There he married Jane Johnston, daughter of a prominent Scotch-Irish fur trader and an Ojibwe mother, who was the high-ranking daughter of Waubojeeg, a war chief. Johnston lived with her family in Sault Ste. Marie, Michigan.
Johnston was bilingual and educated, having grown up in a literate household. She taught Schoolcraft the Ojibwe language and much about her maternal culture. They had several children together, only two of whom survived past childhood. She is now recognized for her poetry and other writings as the first Native American literary writer in the United States.
Schoolcraft continued to study Native American tribes and publish works about them.

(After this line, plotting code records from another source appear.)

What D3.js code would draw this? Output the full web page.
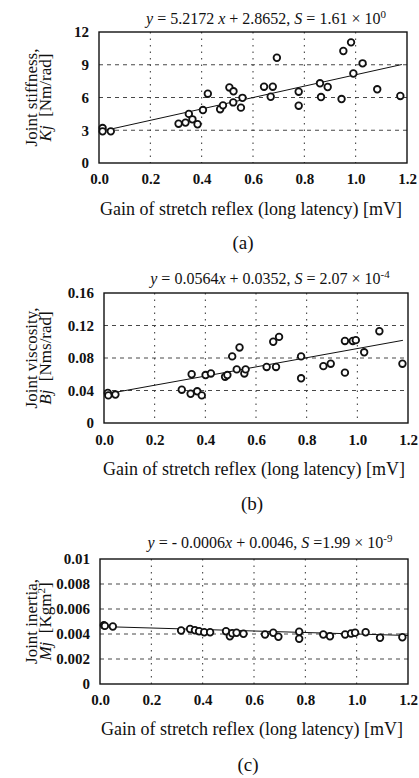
<!DOCTYPE html>
<html>
<head>
<meta charset="utf-8">
<script src="https://cdn.jsdelivr.net/npm/d3@7"></script>
<style>
  body { margin: 0; background: #fff; }
  svg text { font-family: "Liberation Serif", "DejaVu Serif", serif; fill: #111; white-space: pre; }
</style>
</head>
<body>
<svg id="chart"></svg>
<script>
// ---- data ----
const gainTicks = [0, 0.2, 0.4, 0.6, 0.8, 1.0, 1.2];

// (a) joint stiffness
const stiffGain = [0.014, 0.014, 0.046, 0.31, 0.337, 0.35, 0.364, 0.384, 0.405, 0.424, 0.472, 0.483, 0.508, 0.524, 0.523, 0.553, 0.559,
  0.643, 0.677, 0.669, 0.693, 0.778, 0.778, 0.861, 0.891, 0.865, 0.945, 0.952, 0.982, 0.991, 1.027, 1.084, 1.174];
const stiffness = [3.2, 2.9, 2.9, 3.6, 3.7, 4.5, 4.0, 3.55, 4.85, 6.35, 4.93, 5.28, 6.92, 6.57, 5.55, 5.07, 5.97,
  6.99, 6.99, 6.07, 9.64, 6.53, 5.25, 7.3, 6.96, 6.04, 5.86, 10.26, 11.05, 8.2, 9.13, 6.75, 6.14];
const stiffTicks = [0, 3, 6, 9, 12];

// (b) joint viscosity
const viscGain = [0.015, 0.017, 0.045, 0.307, 0.342, 0.346, 0.368, 0.386, 0.401, 0.422, 0.478, 0.487, 0.506, 0.535, 0.524, 0.554, 0.559,
  0.642, 0.679, 0.668, 0.691, 0.778, 0.778, 0.866, 0.895, 0.951, 0.951, 0.982, 0.994, 1.027, 1.087, 1.178];
const viscosity = [0.037, 0.034, 0.035, 0.041, 0.036, 0.060, 0.039, 0.034, 0.059, 0.061, 0.057, 0.059, 0.082, 0.093, 0.066, 0.061, 0.066,
  0.069, 0.069, 0.100, 0.106, 0.082, 0.055, 0.070, 0.073, 0.062, 0.101, 0.101, 0.102, 0.087, 0.113, 0.073];
const viscTicks = [0, 0.04, 0.08, 0.12, 0.16];

// (c) joint inertia
const inertGain = [0.015, 0.019, 0.050, 0.316, 0.351, 0.370, 0.386, 0.406, 0.429, 0.491, 0.506, 0.515, 0.532, 0.559,
  0.643, 0.675, 0.695, 0.776, 0.776, 0.870, 0.896, 0.955, 0.978, 0.994, 1.035, 1.091, 1.178];
const inertia = [0.0047, 0.00465, 0.0046, 0.00428, 0.0044, 0.0043, 0.00422, 0.00414, 0.00414, 0.00422, 0.00382, 0.00406, 0.0041, 0.00402,
  0.00396, 0.0041, 0.00378, 0.00418, 0.00362, 0.00396, 0.00382, 0.00396, 0.00404, 0.0041, 0.00414, 0.0037, 0.00374];
const inertTicks = [0, 0.002, 0.004, 0.006, 0.008, 0.01];

// regression lines y = slope*x + intercept
const fitSlope = [5.2172, 0.0564, -0.0006];
const fitIntercept = [2.8652, 0.0352, 0.0046];
const fitFrom = [0.02, 0.02, 0.0];
const fitTo = [1.18, 1.18, 1.2];

const panelTags = ["(a)", "(b)", "(c)"];
const yTitleTop = ["Joint stiffness,", "Joint viscosity,", "Joint inertia,"];

const W = 419, H = 778;

const svg = d3.select("#chart")
    .attr("width", W)
    .attr("height", H);

// layout of each panel (pixels)
const layouts = [
    { l: 99, r: 407, t: 32, b: 163, title: 24, xTick: 188, xTitle: 215, tag: 249, tagX: 243, tx: 266 },
    { l: 104, r: 408, t: 293, b: 423, title: 284, xTick: 449, xTitle: 475, tag: 510, tagX: 252, tx: 270 },
    { l: 100, r: 408, t: 559, b: 684, title: 548, xTick: 709, xTitle: 735, tag: 771, tagX: 248, tx: 270 }
];

const panels = [
    { gx: stiffGain, gy: stiffness, ticks: stiffTicks },
    { gx: viscGain, gy: viscosity, ticks: viscTicks },
    { gx: inertGain, gy: inertia, ticks: inertTicks }
];

const titleParts = [
    [{ t: "y", i: 1 }, { t: " = 5.2172 " }, { t: "x", i: 1 }, { t: " + 2.8652, " }, { t: "S", i: 1 }, { t: " = 1.61 × 10" }, { t: "0", sup: 1 }],
    [{ t: "y", i: 1 }, { t: " = 0.0564" }, { t: "x", i: 1 }, { t: " + 0.0352, " }, { t: "S", i: 1 }, { t: " = 2.07 × 10" }, { t: "-4", sup: 1 }],
    [{ t: "y", i: 1 }, { t: " = - 0.0006" }, { t: "x", i: 1 }, { t: " + 0.0046, " }, { t: "S", i: 1 }, { t: " =1.99 × 10" }, { t: "-9", sup: 1 }]
];

const yTitleBottom = [
    [{ t: "Kj", i: 1 }, { t: "  [Nm/rad]" }],
    [{ t: "Bj", i: 1 }, { t: "  [Nms/rad]" }],
    [{ t: "Mj", i: 1 }, { t: "  [Kgm" }, { t: "2", sup: 1 }, { t: "]", sub: 1 }]
];

function addParts(textSel, parts, supSize) {
    parts.forEach(p => {
        const ts = textSel.append("tspan").text(p.t);
        if (p.i) ts.style("font-style", "italic");
        if (p.sup) ts.attr("dy", -6).style("font-size", supSize + "px");
        if (p.sub) ts.attr("dy", 6);
    });
}

panels.forEach((p, k) => {
    const L = layouts[k];
    const x = d3.scaleLinear().domain([0, 1.2]).range([L.l, L.r]);
    const yMax = p.ticks[p.ticks.length - 1];
    const y = d3.scaleLinear().domain([0, yMax]).range([L.b, L.t]);
    const g = svg.append("g");

    // grid ----------
    g.selectAll(".hgrid")
        .data(p.ticks.slice(1, -1))
        .enter()
        .append("line")
        .attr("x1", L.l).attr("x2", L.r)
        .attr("y1", d => y(d)).attr("y2", d => y(d))
        .style("stroke", "#333")
        .style("stroke-width", 0.9)
        .style("stroke-dasharray", "4,4");

    g.selectAll(".vgrid")
        .data(gainTicks.slice(1, -1))
        .enter()
        .append("line")
        .attr("x1", d => x(d)).attr("x2", d => x(d))
        .attr("y1", L.t).attr("y2", L.b)
        .style("stroke", "#333")
        .style("stroke-width", 1)
        .style("stroke-dasharray", "1.5,5");

    // frame
    g.append("rect")
        .attr("x", L.l).attr("y", L.t)
        .attr("width", L.r - L.l).attr("height", L.b - L.t)
        .style("fill", "none")
        .style("stroke", "#111")
        .style("stroke-width", 1.4);

    // axes ----------
    const fmtY = d => d === 0 ? "0" : String(d);
    g.append("g")
        .attr("transform", `translate(${L.l},0)`)
        .call(d3.axisLeft(y).tickValues(p.ticks).tickSize(0).tickPadding(10).tickFormat(fmtY))
        .call(a => a.select(".domain").remove())
        .selectAll("text")
        .style("font-size", "15px")
        .style("font-weight", "bold");

    g.append("g")
        .attr("transform", `translate(0,${L.xTick - 15})`)
        .call(d3.axisBottom(x).tickValues(gainTicks).tickSize(0).tickPadding(0).tickFormat(d3.format(".1f")))
        .call(a => a.select(".domain").remove())
        .selectAll("text")
        .attr("dy", "0.71em")
        .style("font-size", "15px")
        .style("font-weight", "bold");

    // regression line
    g.append("line")
        .attr("x1", x(fitFrom[k])).attr("x2", x(fitTo[k]))
        .attr("y1", y(fitSlope[k] * fitFrom[k] + fitIntercept[k]))
        .attr("y2", y(fitSlope[k] * fitTo[k] + fitIntercept[k]))
        .style("stroke", "#111")
        .style("stroke-width", 1);

    // points
    g.selectAll(".pt")
        .data(d3.zip(p.gx, p.gy))
        .enter()
        .append("circle")
        .attr("cx", d => x(d[0]))
        .attr("cy", d => y(d[1]))
        .attr("r", 3.3)
        .style("fill", "#fff")
        .style("stroke", "#111")
        .style("stroke-width", 1.8);

    // texts ----------
    const title = g.append("text")
        .attr("x", L.tx).attr("y", L.title)
        .attr("text-anchor", "middle")
        .style("font-size", "16px");
    addParts(title, titleParts[k], 11);

    g.append("text")
        .attr("x", (L.l + L.r) / 2 - 2).attr("y", L.xTitle)
        .attr("text-anchor", "middle")
        .style("font-size", "18px")
        .text("Gain of stretch reflex (long latency) [mV]");

    g.append("text")
        .attr("x", L.tagX).attr("y", L.tag)
        .attr("text-anchor", "middle")
        .style("font-size", "19px")
        .text(panelTags[k]);

    const cy = (L.t + L.b) / 2;
    g.append("text")
        .attr("transform", `translate(37,${cy}) rotate(-90)`)
        .attr("text-anchor", "middle")
        .style("font-size", "17px")
        .text(yTitleTop[k]);

    const t2 = g.append("text")
        .attr("transform", `translate(51,${cy}) rotate(-90)`)
        .attr("text-anchor", "middle")
        .style("font-size", "17px");
    addParts(t2, yTitleBottom[k], 11);
});
</script>
</body>
</html>
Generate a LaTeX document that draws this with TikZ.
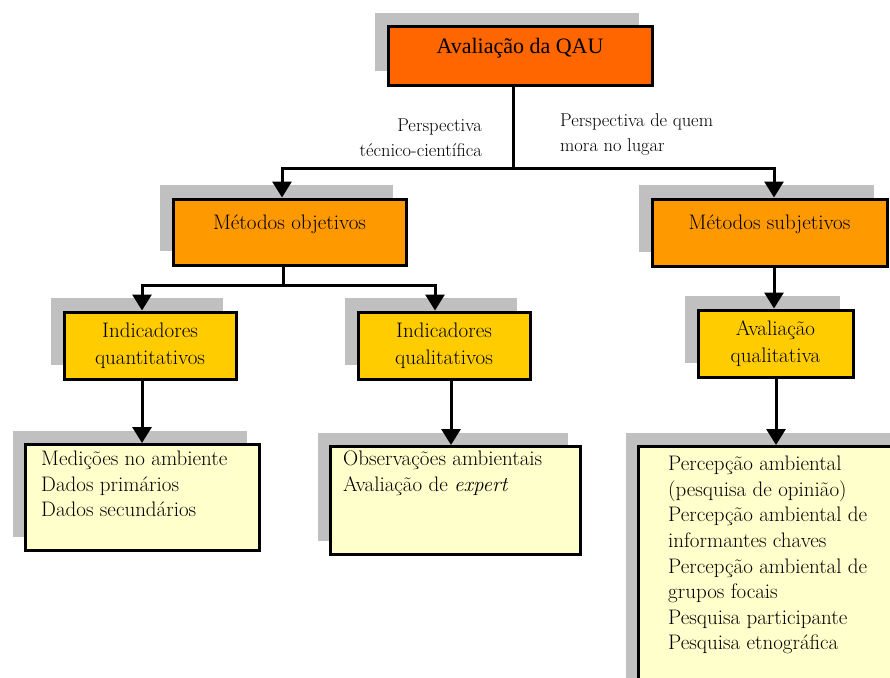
\documentclass[tikz,border=0pt]{standalone}
\usepackage{fontspec}
\newfontfamily\timesfont{Liberation Serif}
\usetikzlibrary{shadows,arrows.meta}

\definecolor{qauorange}{HTML}{FF6600}
\definecolor{metorange}{HTML}{FF9900}
\definecolor{indyellow}{HTML}{FFCC00}
\definecolor{leafyellow}{HTML}{FFFFCC}
\definecolor{shadowgray}{HTML}{C0C0C0}

\begin{document}
\begin{tikzpicture}[x=1pt, y=-1pt,
    box/.style={draw, line width=3pt, align=center,
      font=\fontsize{21}{27}\selectfont,
      drop shadow={shadow xshift=-13pt, shadow yshift=14pt, fill=shadowgray, opacity=1}},
    oneline/.style={text height=14pt, text depth=20pt},
    leaf/.style={box, fill=leafyellow, anchor=north west},
    leaftext/.style={align=left, anchor=north west, inner sep=0pt,
      font=\fontsize{21}{25.6}\selectfont},
    persp/.style={inner sep=0pt, font=\fontsize{18.5}{25}\selectfont},
    conn/.style={line width=3pt},
    arr/.style={conn, -{Triangle[width=19pt,length=16pt]}}]

    \useasboundingbox (0,0) rectangle (890,677);

    % Top box
    \node[box, oneline, fill=qauorange, minimum width=264, minimum height=58,
      font=\timesfont\fontsize{22}{26}\selectfont] (qau) at (520,56) {Avaliação da QAU};

    % Methods
    \node[box, oneline, fill=metorange, minimum width=233, minimum height=66] (obj) at (289.5,232) {Métodos objetivos};
    \node[box, oneline, fill=metorange, minimum width=235, minimum height=67] (subj) at (769.5,232.5) {Métodos subjetivos};

    % Indicators
    \node[box, fill=indyellow, minimum width=172, minimum height=67] (quant) at (150,345.5) {Indicadores\\quantitativos};
    \node[box, fill=indyellow, minimum width=172, minimum height=67] (qual) at (444,345.5) {Indicadores\\qualitativos};
    \node[box, fill=indyellow, minimum width=155, minimum height=67] (avq) at (775.5,343.5) {Avaliação\\qualitativa};

    % Leaf boxes
    \node[leaf, minimum width=234, minimum height=106] (med) at (24,443) {};
    \node[leaftext] (medtxt) at ([shift={(17,8)}]med.north west)
      {Medições no ambiente\\Dados primários\\Dados secundários};
    \node[leaf, minimum width=250, minimum height=108] (obs) at (329,445) {};
    \node[leaftext] (obstxt) at ([shift={(14,6)}]obs.north west)
      {Observações ambientais\\Avaliação de \emph{expert}};
    \node[leaf, minimum width=270, minimum height=260] (perc) at (637,445) {};
    \node[leaftext] (perctxt) at ([shift={(31,11)}]perc.north west)
      {Percepção ambiental\\(pesquisa de opinião)\\Percepção ambiental de\\informantes chaves\\
       Percepção ambiental de\\grupos focais\\Pesquisa participante\\Pesquisa etnográfica};

    % Perspective labels
    \node[persp, align=right, anchor=east] (tecn) at (482,138) {Perspectiva\\técnico-científica};
    \node[persp, align=left, anchor=west] (mora) at (560,134.5) {Perspectiva de quem\\mora no lugar};

    % Connectors
    \coordinate (bar1) at (513,168);
    \draw[conn] (qau.south -| bar1) -- (bar1);
    \draw[arr] (bar1) -| (obj.north -| 282,0);
    \draw[arr] (bar1) -| (subj.north -| 774,0);

    \coordinate (bar2) at (283,285);
    \draw[conn] (obj.south -| bar2) -- (bar2);
    \draw[arr] (bar2) -| (quant.north -| 142,0);
    \draw[arr] (bar2) -| (qual.north -| 435,0);

    \draw[arr] (quant.south -| 142,0) -- (med.north -| 142,0);
    \draw[arr] (qual.south -| 451,0) -- (obs.north -| 451,0);
    \draw[arr] (subj.south -| 774,0) -- (avq.north -| 774,0);
    \draw[arr] (avq.south -| 776,0) -- (perc.north -| 776,0);
\end{tikzpicture}
\end{document}
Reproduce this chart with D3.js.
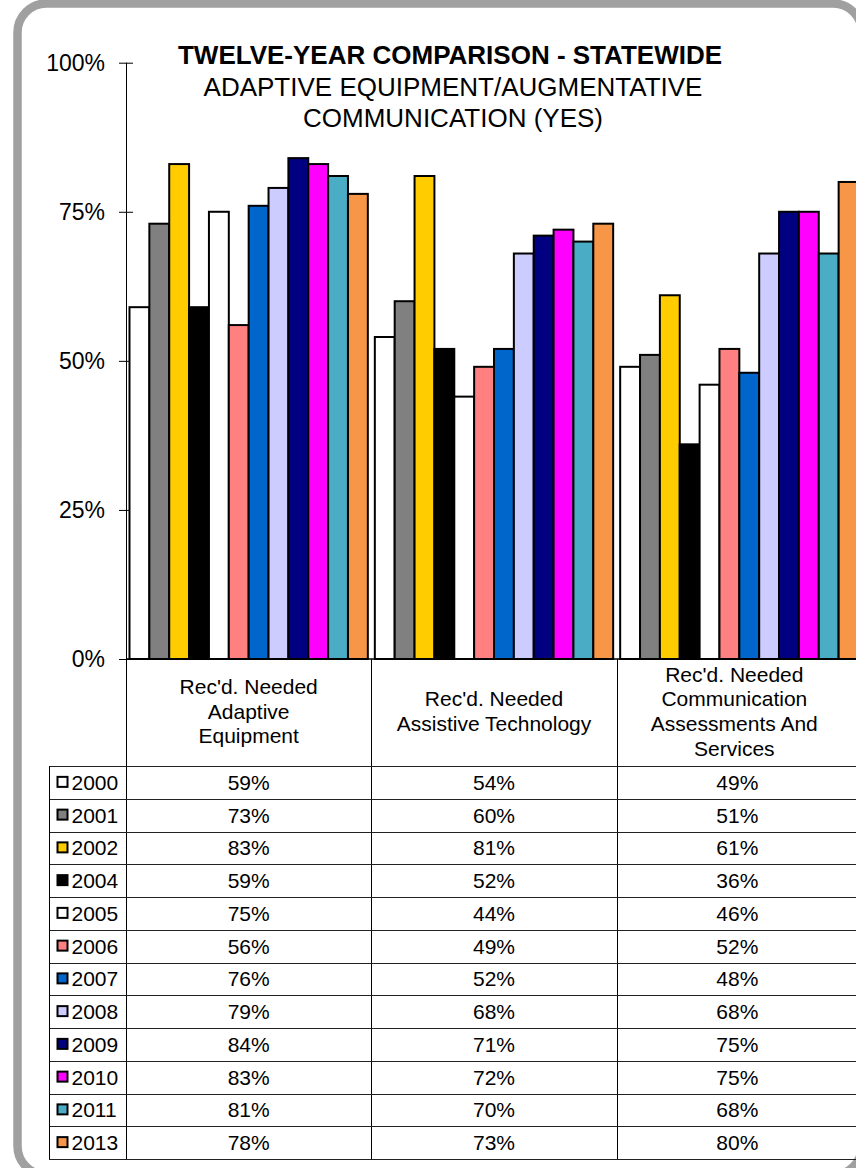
<!DOCTYPE html>
<html>
<head>
<meta charset="utf-8">
<script src="https://cdn.jsdelivr.net/npm/d3@7"></script>
<style>
  body { margin: 0; background: #fff; }
  svg text { font-family: "Liberation Sans", Arial, sans-serif; fill: #000; }
</style>
</head>
<body>
<div id="chart"></div>
<script>
// chart values
const categories = ["Adaptive Equipment", "Assistive Technology", "Communication Assessments And Services"];
const categoryLines = [
  ["Rec'd. Needed", "Adaptive", "Equipment"],
  ["Rec'd. Needed", "Assistive Technology"],
  ["Rec'd. Needed", "Communication", "Assessments And", "Services"]
];
const years = ["2000", "2001", "2002", "2004", "2005", "2006", "2007", "2008", "2009", "2010", "2011", "2013"];
const yearColors = ["#ffffff", "#808080", "#ffcc00", "#000000", "#ffffff", "#ff8080",
                    "#0066cc", "#ccccff", "#000080", "#ff00ff", "#4bacc6", "#f79646"];
const adaptiveValues = [59, 73, 83, 59, 75, 56, 76, 79, 84, 83, 81, 78];
const assistiveValues = [54, 60, 81, 52, 44, 49, 52, 68, 71, 72, 70, 73];
const communicationValues = [49, 51, 61, 36, 46, 52, 48, 68, 75, 75, 68, 80];
const yTicks = [0, 25, 50, 75, 100];
const titleLines = ["ADAPTIVE EQUIPMENT/AUGMENTATIVE", "COMMUNICATION (YES)"];

const seriesByCategory = [adaptiveValues, assistiveValues, communicationValues];

const svgWidth = 856;
const svgHeight = 1168;
const plot = { left: 126, right: 862, top: 62.7, bottom: 659 };
const tableTop = 766;
const tableBottom = 1159;
const tableLeft = 49;
const visibleRight = 858; // inner edge of the frame, text is centred in the visible part

const color = d3.scaleOrdinal().domain(years).range(yearColors);

const svg = d3.select("#chart").append("svg")
  .attr("width", svgWidth)
  .attr("height", svgHeight);

// rounded frame
svg.append("rect")
  .attr("x", 17.5).attr("y", 3.5)
  .attr("width", 844.5).attr("height", 1171.5)
  .attr("rx", 29).attr("ry", 29)
  .attr("fill", "#fff")
  .attr("stroke", "#a0a0a0")
  .attr("stroke-width", 8.5);

const xScale = d3.scaleBand()
  .domain(categories)
  .range([plot.left, plot.right]);

const xInner = d3.scaleBand()
  .domain(years)
  .range([3.5, xScale.bandwidth() - 3.5]);

const yScale = d3.scaleLinear()
  .domain([0, 100])
  .range([plot.bottom, plot.top]);

// title
svg.append("text")
  .attr("x", 450).attr("y", 64)
  .attr("text-anchor", "middle")
  .style("font-size", "26px")
  .style("font-weight", "bold")
  .text("TWELVE-YEAR COMPARISON - STATEWIDE");

svg.append("g").selectAll("text")
  .data(titleLines)
  .join("text")
  .attr("x", 453)
  .attr("y", (d, i) => 96 + i * 30.5)
  .attr("text-anchor", "middle")
  .style("font-size", "26px")
  .text(d => d);

// y axis with ticks crossing the axis line
const yAxisGroup = svg.append("g")
  .attr("transform", `translate(${plot.left + 7},0)`)
  .call(d3.axisLeft(yScale)
    .tickValues(yTicks)
    .tickFormat(d => d + "%")
    .tickSize(14)
    .tickPadding(14));
yAxisGroup.select(".domain").remove();
yAxisGroup.selectAll(".tick line").attr("stroke", "#000");
yAxisGroup.selectAll(".tick text")
  .style("font-size", "23px")
  .style("font-family", "'Liberation Sans', Arial, sans-serif");

svg.append("line")
  .attr("x1", plot.left + 0.5).attr("x2", plot.left + 0.5)
  .attr("y1", plot.top).attr("y2", tableBottom)
  .attr("stroke", "#000");

// bars
const groups = svg.append("g").selectAll("g")
  .data(categories)
  .join("g")
  .attr("transform", d => `translate(${xScale(d)},0)`);

groups.selectAll("rect")
  .data((d, i) => years.map((y, j) => ({ year: y, value: seriesByCategory[i][j] })))
  .join("rect")
  .attr("x", d => xInner(d.year))
  .attr("width", xInner.bandwidth())
  .attr("y", d => yScale(d.value))
  .attr("height", d => plot.bottom - yScale(d.value))
  .attr("fill", d => color(d.year))
  .attr("stroke", "#000")
  .attr("stroke-width", 2);

// x axis line
svg.append("line")
  .attr("x1", plot.left).attr("x2", plot.right)
  .attr("y1", plot.bottom).attr("y2", plot.bottom)
  .attr("stroke", "#000")
  .attr("stroke-width", 1.5);

// data table
const rowScale = d3.scaleBand()
  .domain(years)
  .range([tableTop, tableBottom]);

const colCenter = c => (xScale(c) + Math.min(xScale(c) + xScale.bandwidth(), visibleRight)) / 2;

const table = svg.append("g");

// column separators
table.selectAll(".col-line")
  .data(categories.slice(1))
  .join("line")
  .attr("class", "col-line")
  .attr("x1", d => Math.round(xScale(d)) + 0.5)
  .attr("x2", d => Math.round(xScale(d)) + 0.5)
  .attr("y1", plot.bottom)
  .attr("y2", tableBottom)
  .attr("stroke", "#000");

// row lines
table.selectAll(".row-line")
  .data(years.concat(["end"]))
  .join("line")
  .attr("class", "row-line")
  .attr("x1", tableLeft)
  .attr("x2", plot.right)
  .attr("y1", (d, i) => Math.round(tableTop + i * rowScale.step()) + 0.5)
  .attr("y2", (d, i) => Math.round(tableTop + i * rowScale.step()) + 0.5)
  .attr("stroke", "#222");

table.append("line")
  .attr("x1", tableLeft + 0.5).attr("x2", tableLeft + 0.5)
  .attr("y1", tableTop).attr("y2", tableBottom)
  .attr("stroke", "#000");

// category labels in the header row
const headerMid = (plot.bottom + tableTop) / 2;
table.selectAll(".cat-label")
  .data(categories)
  .join("text")
  .attr("class", "cat-label")
  .attr("text-anchor", "middle")
  .style("font-size", "21px")
  .each(function (d, i) {
    const lines = categoryLines[i];
    const lineH = 24.7;
    d3.select(this).selectAll("tspan")
      .data(lines)
      .join("tspan")
      .attr("x", i === 2 ? colCenter(d) - 3 : colCenter(d))
      .attr("y", (l, k) => headerMid + 6.2 + (k - (lines.length - 1) / 2) * lineH)
      .text(l => l);
  });

// legend keys and years
const rows = table.selectAll(".row")
  .data(years)
  .join("g")
  .attr("class", "row")
  .attr("transform", d => `translate(0,${rowScale(d) + rowScale.bandwidth() / 2})`);

rows.append("rect")
  .attr("x", 57.5).attr("y", -5.5)
  .attr("width", 10).attr("height", 10)
  .attr("fill", d => color(d))
  .attr("stroke", "#000")
  .attr("stroke-width", 2);

rows.append("text")
  .attr("x", 71.5).attr("y", 7.5)
  .style("font-size", "21px")
  .text(d => d);

rows.each(function (yr, j) {
  d3.select(this).selectAll(".val")
    .data(categories)
    .join("text")
    .attr("class", "val")
    .attr("x", c => colCenter(c))
    .attr("y", 7.5)
    .attr("text-anchor", "middle")
    .style("font-size", "21px")
    .text((c, i) => seriesByCategory[i][j] + "%");
});
</script>
</body>
</html>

In 1833, he was elected as a member of the American Philosophical Society.[1]
By 1846, Jane had died. That year, Schoolcraft was commissioned by Congress for a major study, known as Indian Tribes of the United States. It was published in six volumes from 1851 to 1857, and illustrated by Seth Eastman, a career Army officer with extensive experience as an artist of indigenous peoples.
Schoolcraft married again in 1847, to Mary Howard, from a slaveholding family in South Carolina. In 1860, Howard published the bestselling novel The Black Gauntlet. It was part of the Anti-Tom literature that was written in Southern response to the bestselling Uncle Tom's Cabin by Northern abolitionist Harriet Beecher Stowe.